My uncle has received his vest. Fortunately for me, we didn’t make it down to the farm until a few days after Christmas, so I had a few days extra to finish off pesky little things like the back buckle and buttonholes. It fits well enough (OK, it may be on the snug side, but then I feel like the next size up would’ve been too big…), and he’s more than happy with it. The only thing that’s a bit odd is the length—it’s very short. And my uncle isn’t unusually tall—I’m pretty sure that it’s meant to go over antique-style trousers, you know, the up-to-the-armpits variety.
I basted hair-canvas to the vest fronts, and then added in (as per the pattern) two layers of batting, with the edges feathered.

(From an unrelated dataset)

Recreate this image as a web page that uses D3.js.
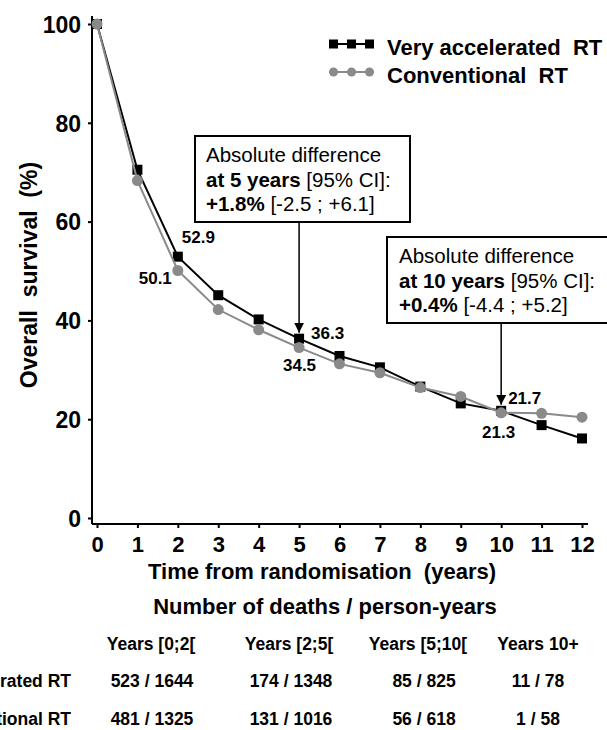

A closeup of the hand-basting and padding in the vest front. I haven’t done this kind of handwork since Gertie’s Lady Grey Sewalong. It was fun, though.
I even padstitched the undercollar.
And then there were the welt pockets. I made samples. I marked. I basted. I tailor-tacked. And still, my first welt wound up uneven and just UGH. I could’ve cried. I couldn’t imagine making two more, when those two had to be… ulp… matching.
So I didn’t. My uncle’s vest has only a single, sad and uneven, welt pocket. I’m not going to mention it if he doesn’t.
I added a patch of outer fabric inside the pocket, which was not in the instructions. The instructions, incidentally, were good but not verbose. They told you what to do, but not how to do it. And I added a few thing here and there, because I could. Like padstitching. And this little patch.
I used shiny silver vintage buttons from my stash. Making the buttonholes was also a beast, although at least my thread matched very well, so their nasty quality isn’t obvious. I was so hoping for neat, beautiful keyholes, too…
The buckle was also from one or another thrift-store baggies. I do wish, in hindsight, that I’d interfaced the straps here. And that I had two-piece eyelets—these are one piece and I’m worried about how they’ll hold up. Although I suppose it’s not a super-high-stress area. (And, yes, the back’s made out of fashion fabric, not lining. This is because I didn’t have enough of the silver Kasha lining fabric left, and my local Fabricland didn’t have any in the silver colour. Yes, I could’ve used another kind of lining. But I hate every other kind of lining out there…)
Understitching would’ve helped this back bit. Although I suppose if the outer back were in lining fabric as well, it wouldn’t've been an issue.